Take the lines from the beginning of the material through the line containing "import numpy as np" and retype them exactly, leaving the pictures out.

[DATA SECTION start]

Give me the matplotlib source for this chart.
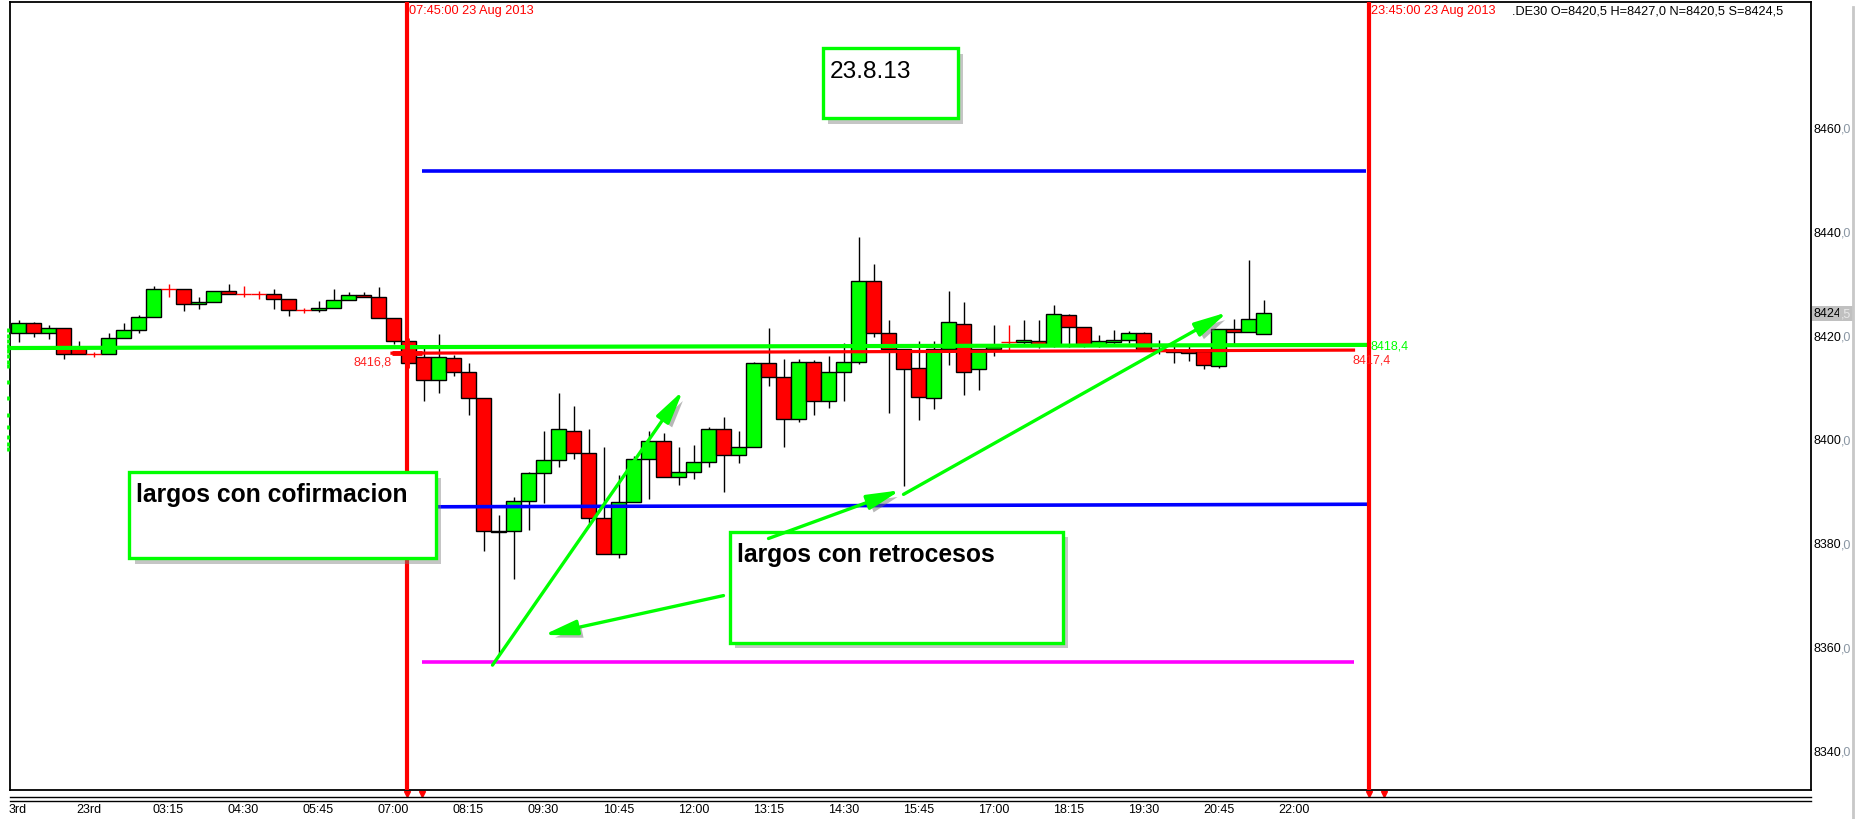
import matplotlib
matplotlib.use("Agg")
import matplotlib.pyplot as plt
import matplotlib.patheffects as pe
from matplotlib.patches import Rectangle, FancyArrowPatch
import numpy as np

# ---------------- data (15-minute candles, .DE30, 23 Aug 2013) ----------------
opens = [8420.7, 8422.6, 8420.7, 8421.6, 8417.9, 8416.6, 8416.6, 8419.7, 8421.3, 8423.7,
         8429.1, 8429.1, 8426.2, 8426.6, 8428.7, 8428.2, 8428.2, 8428.2, 8427.2, 8425.1,
         8425.1, 8425.6, 8427.0, 8428.0, 8427.6, 8423.5, 8419.1, 8416.0, 8411.6, 8415.8,
         8413.1, 8408.1, 8382.3, 8382.6, 8388.3, 8393.7, 8396.2, 8401.8, 8397.5, 8385.0,
         8378.1, 8388.1, 8396.4, 8399.8, 8393.0, 8393.9, 8395.8, 8402.2, 8397.2, 8398.7,
         8415.0, 8412.2, 8404.1, 8415.2, 8407.6, 8413.1, 8415.2, 8430.8, 8420.6, 8417.6,
         8413.9, 8408.1, 8417.6, 8422.4, 8413.7, 8417.6, 8418.9, 8418.9, 8419.1, 8418.4,
         8424.1, 8421.8, 8418.3, 8419.0, 8419.3, 8420.6, 8417.7, 8417.4, 8417.2, 8417.3,
         8414.3, 8421.5, 8420.9, 8420.5]
highs = [8423.2, 8422.8, 8422.2, 8421.6, 8419.2, 8417.0, 8420.7, 8422.6, 8424.2, 8429.7,
         8430.1, 8429.1, 8427.6, 8428.7, 8430.1, 8429.7, 8428.8, 8429.1, 8427.2, 8425.6,
         8426.8, 8429.1, 8428.6, 8428.5, 8429.6, 8423.5, 8419.1, 8418.2, 8420.5, 8416.5,
         8415.0, 8408.1, 8385.6, 8389.0, 8394.0, 8401.8, 8409.1, 8406.6, 8402.2, 8398.8,
         8393.3, 8397.0, 8401.8, 8401.4, 8398.7, 8399.1, 8402.5, 8404.6, 8401.9, 8415.2,
         8421.6, 8415.7, 8415.6, 8415.5, 8416.3, 8418.7, 8439.2, 8434.0, 8423.2, 8417.6,
         8419.2, 8419.2, 8428.7, 8426.6, 8417.6, 8422.2, 8422.2, 8423.2, 8423.2, 8426.0,
         8424.3, 8421.8, 8420.4, 8421.3, 8421.0, 8420.9, 8419.3, 8418.9, 8418.4, 8417.5,
         8421.5, 8423.4, 8434.8, 8427.0]
lows = [8419.0, 8420.0, 8419.5, 8415.6, 8416.6, 8416.1, 8416.6, 8419.7, 8420.7, 8423.7,
        8427.6, 8425.0, 8425.3, 8426.6, 8428.2, 8427.6, 8427.3, 8425.3, 8424.0, 8424.5,
        8424.7, 8425.6, 8427.0, 8427.6, 8423.5, 8418.5, 8415.0, 8407.5, 8409.1, 8412.5,
        8404.8, 8378.6, 8358.8, 8373.2, 8382.8, 8388.0, 8394.9, 8396.5, 8384.0, 8378.1,
        8377.3, 8388.1, 8388.7, 8393.0, 8391.5, 8392.5, 8394.9, 8390.0, 8395.6, 8398.7,
        8410.5, 8398.7, 8403.5, 8404.8, 8406.2, 8407.5, 8414.7, 8420.0, 8405.2, 8391.2,
        8404.0, 8406.0, 8414.5, 8408.8, 8409.8, 8416.3, 8417.2, 8418.4, 8417.8, 8418.0,
        8418.0, 8418.0, 8418.0, 8418.5, 8418.8, 8417.6, 8416.7, 8415.0, 8415.3, 8413.7,
        8414.0, 8418.2, 8420.9, 8420.5]
closes = [8422.6, 8420.7, 8421.6, 8416.6, 8416.6, 8416.6, 8419.7, 8421.3, 8423.7, 8429.1,
          8429.1, 8426.2, 8426.6, 8428.7, 8428.2, 8428.2, 8428.2, 8427.2, 8425.1, 8425.1,
          8425.6, 8427.0, 8428.0, 8427.6, 8423.5, 8419.1, 8415.0, 8411.6, 8416.0, 8413.1,
          8408.1, 8382.6, 8382.6, 8388.3, 8393.7, 8396.2, 8402.2, 8397.5, 8385.0, 8378.1,
          8388.1, 8396.4, 8399.8, 8393.0, 8393.9, 8395.8, 8402.2, 8397.2, 8398.7, 8415.0,
          8412.2, 8404.1, 8415.2, 8407.6, 8413.1, 8415.2, 8430.8, 8420.6, 8417.6, 8413.8,
          8408.3, 8417.6, 8422.8, 8413.1, 8417.6, 8418.0, 8418.9, 8419.3, 8418.4, 8424.3,
          8421.8, 8418.3, 8419.1, 8419.3, 8420.6, 8417.6, 8417.4, 8417.0, 8416.8, 8414.6,
          8421.5, 8420.9, 8423.4, 8424.5]

xtick_pos = [-0.05, 4.69, 10, 15, 20, 25, 30, 35, 40, 45, 50, 55, 60, 65, 70, 75, 80, 85]
xtick_labels = ['3rd', '23rd', '03:15', '04:30', '05:45', '07:00', '08:15', '09:30', '10:45',
                '12:00', '13:15', '14:30', '15:45', '17:00', '18:15', '19:30', '20:45', '22:00']
ytick_values = [8340, 8360, 8380, 8400, 8420, 8440, 8460]
last_price = 8424.5

# session markers (bar index) and their labels
session_x = [25.9, 90.0]
session_labels = ['07:45:00 23 Aug 2013', '23:45:00 23 Aug 2013']
title_text = '.DE30 O=8420,5 H=8427,0 N=8420,5 S=8424,5'

# levels
level_x0 = 26.9
blue_high = 8452.0
blue_low = (8387.2, 8387.7)
magenta_low = 8357.3
red_trend = ((24.9, 8416.8), (89.0, 8417.4))
green_trend = ((-0.6, 8417.8), (90.0, 8418.4))
left_marks = [8421.2, 8420.2, 8419.2, 8418.2, 8417.2, 8416.2, 8415.2, 8414.3,
              8411.3, 8408.1, 8404.9, 8402.5, 8400.6, 8399.3, 8398.3]

# annotations: arrows (start, end) and text boxes
arrows = [((31.6, 8356.7), (44.3, 8409.6)),
          ((47.0, 8370.1), (35.0, 8362.5)),
          ((50.0, 8381.1), (58.8, 8390.4)),
          ((59.0, 8389.6), (80.6, 8424.7))]
boxes = [  # x0, y0, x1, y1, text, weight, text_x, text_baseline, size
    (53.6, 8462.1, 62.6, 8475.6, '23.8.13', 'normal', 54.1, 8470.0, 17.6),
    (7.37, 8377.3, 27.8, 8393.9, 'largos con cofirmacion', 'bold', 7.83, 8388.4, 17.7),
    (47.4, 8361.0, 69.6, 8382.4, 'largos con retrocesos', 'bold', 47.88, 8376.8, 17.7),
]

# ---------------- plot ----------------
plt.rcParams['font.family'] = ['Liberation Sans', 'DejaVu Sans']

W, H = 1857, 820
fig = plt.figure(figsize=(W / 100, H / 100), dpi=100)
fig.patch.set_facecolor('white')
ax = fig.add_axes([10 / W, 29 / H, 1801 / W, 788 / H])
ax.set_xlim(-0.567, 119.5)
ax.set_ylim(8332.64, 8484.47)
for s in ax.spines.values():
    s.set_linewidth(1.3)
    s.set_color('black')

o = np.array(opens); h = np.array(highs); l = np.array(lows); c = np.array(closes)
x = np.arange(len(o))
doji = o == c
nd = ~doji
body_col = np.where(c > o, '#00ff00', '#ff0000')

ax.vlines(x[nd], l[nd], h[nd], color='black', lw=1.0, zorder=2)
ax.bar(x[nd], np.abs(c - o)[nd], bottom=np.minimum(o, c)[nd], width=1.0,
       color=body_col[nd], edgecolor='black', linewidth=1.0, zorder=3)
ax.vlines(x[doji], l[doji], h[doji], color='#ff0000', lw=1.0, zorder=3)
ax.hlines(o[doji], x[doji] - 0.5, x[doji] + 0.5, color='#ff0000', lw=1.0, zorder=3)

# horizontal levels
ax.hlines(blue_high, level_x0, 89.8, color='#0000ff', lw=2.6, zorder=4)
ax.plot([level_x0, 89.8], list(blue_low), color='#0000ff', lw=2.6, zorder=4)
ax.hlines(magenta_low, level_x0, 89.0, color='#ff00ff', lw=2.6, zorder=4)
ax.plot([red_trend[0][0], red_trend[1][0]], [red_trend[0][1], red_trend[1][1]],
        color='#ff0000', lw=2.3, zorder=4)
ax.plot([green_trend[0][0], green_trend[1][0]], [green_trend[0][1], green_trend[1][1]],
        color='#00ff00', lw=3.0, zorder=4, clip_on=False)
ax.plot([session_x[0]], [red_trend[0][1]], marker='+', ms=22, mew=3.5, color='#ff0000',
        zorder=5)

ax.text(24.9, 8415.2, '8416,8', color='#ff2020', fontsize=9, ha='right', va='center', zorder=6)
ax.text(88.95, 8415.5, '8417,4', color='#ff2020', fontsize=9, ha='left', va='center', zorder=6)
ax.text(90.1, 8418.2, '8418,4', color='#00ff00', fontsize=9, ha='left', va='center', zorder=6)

# left-edge indicator marks
ax.plot(np.full(len(left_marks), -0.7), left_marks, ls='none', marker='|', ms=3,
        mew=2, color='#00ff00', clip_on=False, zorder=6)

# session vertical lines
for sx, lab in zip(session_x, session_labels):
    ax.axvline(sx, color='#ff0000', lw=3.0, zorder=5)
    ax.annotate(lab, xy=(sx, 1), xycoords=('data', 'axes fraction'), xytext=(2, -8),
                textcoords='offset pixels', ha='left', va='center', color='#ff0000',
                fontsize=9.2, zorder=6)
    for dx in (0, 1.0):
        ax.plot([sx + dx], [-0.005], transform=ax.get_xaxis_transform(), marker='v',
                ms=4, color='#ff0000', clip_on=False, ls='none')

ax.annotate(title_text, xy=(1, 1), xycoords='axes fraction', xytext=(-299, -8),
            textcoords='offset pixels', ha='left', va='center', color='black', fontsize=9.2)

# text boxes
for (x0, y0, x1, y1, txt, wt, tx, ty, fs) in boxes:
    r = Rectangle((x0, y0), x1 - x0, y1 - y0, facecolor='white', edgecolor='#00ff00',
                  lw=2.4, zorder=7,
                  path_effects=[pe.SimplePatchShadow(offset=(4, -4), shadow_rgbFace='#808080',
                                                      alpha=0.45), pe.Normal()])
    ax.add_patch(r)
    ax.text(tx, ty, txt, fontsize=fs, fontweight=wt, ha='left', va='baseline',
            color='black', zorder=7.5)

# arrows
for a, b in arrows:
    ar = FancyArrowPatch(a, b, arrowstyle='-|>,head_length=2.0,head_width=0.45',
                         mutation_scale=10, lw=2.4, color='#00ff00', shrinkA=0, shrinkB=0,
                         zorder=8,
                         path_effects=[pe.SimplePatchShadow(offset=(3, -3),
                                                            shadow_rgbFace='#707070',
                                                            alpha=0.5), pe.Normal()])
    ax.add_patch(ar)

# x axis labels
ax.set_xticks(xtick_pos)
ax.set_xticklabels(xtick_labels)
ax.tick_params(axis='x', length=0, pad=9.5, labelsize=9)
for lab in ax.get_xticklabels():
    lab.set_fontfamily(['Liberation Sans Narrow', 'Liberation Sans'])
ax.set_yticks([])

# double line under the plot
for yy in (-0.0095, -0.0135):
    ax.plot([0, 1], [yy, yy], transform=ax.transAxes, color='black', lw=1.0, clip_on=False)

# y axis labels (right side)
for v in ytick_values:
    t = ax.annotate(f'{v}', xy=(1, v), xycoords=('axes fraction', 'data'), xytext=(2, 0),
                    textcoords='offset pixels', ha='left', va='center', fontsize=9,
                    color='black')
    ax.annotate(',0', xy=(1, 0), xycoords=t, ha='left', va='bottom', fontsize=9,
                color='#8a96a3')
ip, fp = f'{last_price:.1f}'.split('.')
t = ax.annotate(ip, xy=(1, last_price), xycoords=('axes fraction', 'data'), xytext=(2, 0),
                textcoords='offset pixels', ha='left', va='center', fontsize=9,
                color='black', bbox=dict(boxstyle='square,pad=0.12', fc='#c0c0c0', ec='none'))
ax.annotate(',' + fp, xy=(1, 0), xycoords=t, ha='left', va='bottom', fontsize=9,
            color='#e8e8e8', bbox=dict(boxstyle='square,pad=0.12', fc='#c0c0c0', ec='none'))

# scrollbar edge on the far right
fig.add_artist(plt.Line2D([1853 / W, 1853 / W], [0, 0.99], transform=fig.transFigure,
                          color='#c8c8c8', lw=2))

fig.savefig('out.png', dpi=100, facecolor='white')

[DATA SECTION end]

ANSWER ->
Give me the matplotlib source for this chart.
import matplotlib
matplotlib.use("Agg")
import matplotlib.pyplot as plt
import matplotlib.patheffects as pe
from matplotlib.patches import Rectangle, FancyArrowPatch
import numpy as np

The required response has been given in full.